Moving north to Throgs Neck in the Bronx, we see another area that was a latecomer to urbanization. The most conspicuous missing element here is Throgs Neck Bridge and all the highways connecting to it, which did not open until 1961. Here we see a couple of obscure waterways, Hammond Creek and Weir Creek, which had their headwaters covered by development after the bridge’s completion, reducing the creeks to coves along the shoreline.
Ferry Point Park is a flat expanse comprising of landfill atop what used to be Baxter Creek. It will remain vacant until 2014, when the Trump Golf Links at Ferry Point would open to the public. A final obscure feature worth pointing out is Stepping Stones Light, a tiny rock in Long Island Sound topped by a lighthouse.
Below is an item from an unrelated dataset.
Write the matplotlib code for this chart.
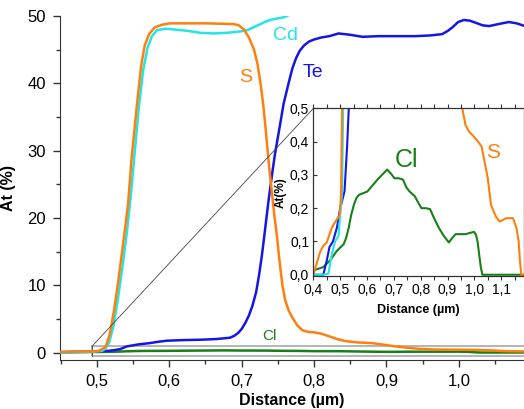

As the Verraz(z)ano-Narrows Bridge would not open until 1964, the strait connecting Upper New York Bay to Lower New York Bay is clear and features a forgotten island, Fort Lafayette which was demolished to make way for the bridge. The Brooklyn-Queens Expressway was built to connect to this bridge, cutting through the street grid, separating the neighborhood of Bay Ridge from the rest of Brooklyn.
Arrows on this map indicate some of the hidden waters: Clifton Lake, Visitation Academy pond, Poly Prep ponds, and the water trap at Dyker Beach Park Golf Course. Along with Fort Lafayette, The Narrows is guarded by Fort Wadsworth on Staten Island and Fort Hamilton in Brooklyn. Only Fort Hamilton is still an active military base today.
Central Staten Island
Willow Brook flows freely towards the west, past the troubled Willowbrook State School, into Willowbrook Park. Along Rockland Avenue, Springville Creek flows from its source on the grounds of the Farm Colony west towards Fresh Kills. Along the ridge that includes Todt Hill are numerous campgrounds pocked with kettle ponds.
As this landscape predates the Verrazano-Narrows Bridge, there is no Staten Island Expressway and the ancient Victory Boulevard serves as the island’s main east-west route. It was important enough to merit a New York State Route designation, NY-439.
The southernmost neighborhood in New York City (and state) is Tottenville, where Arthur Kill and Raritan River flow into Raritan Bay, across from Perth Amboy, New Jersey. Seeing so much greenery on this map, Tottenville residents had to travel through nearly three miles of undeveloped land before reaching the next neighborhood to the east, Great Kills. Most of this green space is not parkland. It is forest, as opposed to the white spaces that are grassland and wetlands. Among the isolated communities in these woods are Rossville and Sandy Ground, built in the 1830s by former slaves.
Arrows on the map indicate some of the local hidden waterways: Mill Creek, Lemon Creek, Wolfe’s Pond, Arbutus Lake, Sweet Brook, and Richmond Creek. The southernmost corner of the city is still the least developed today, though there are many more homes on the map, along with the West Shore Expressway and Richmond Parkway.
Securing the Date: The map offers two more tantalizing clues that help to narrow down its publication date: Ebbets Field in Brooklyn is still standing while Manhattan’s Third Avenue El is not on the map. The last trains above Third Avenue ran on May 12, 1955, while Ebbets Field hosted its final game on September 17, 1957. It was demolished in 1960. Let’s also recall that the Long Island Expressway did not reach the city line until 1958. That puts the map between 1955 and 1957.
The Moses Photo
The most iconic Parks Commissioner is Robert Moses, who led the agency from 1934 to 1960. Above is a photo of Moses in 1938, posing in front of a city map. This is not the same map as the one in my office’s hallway, but it’s pretty close in appearance and size.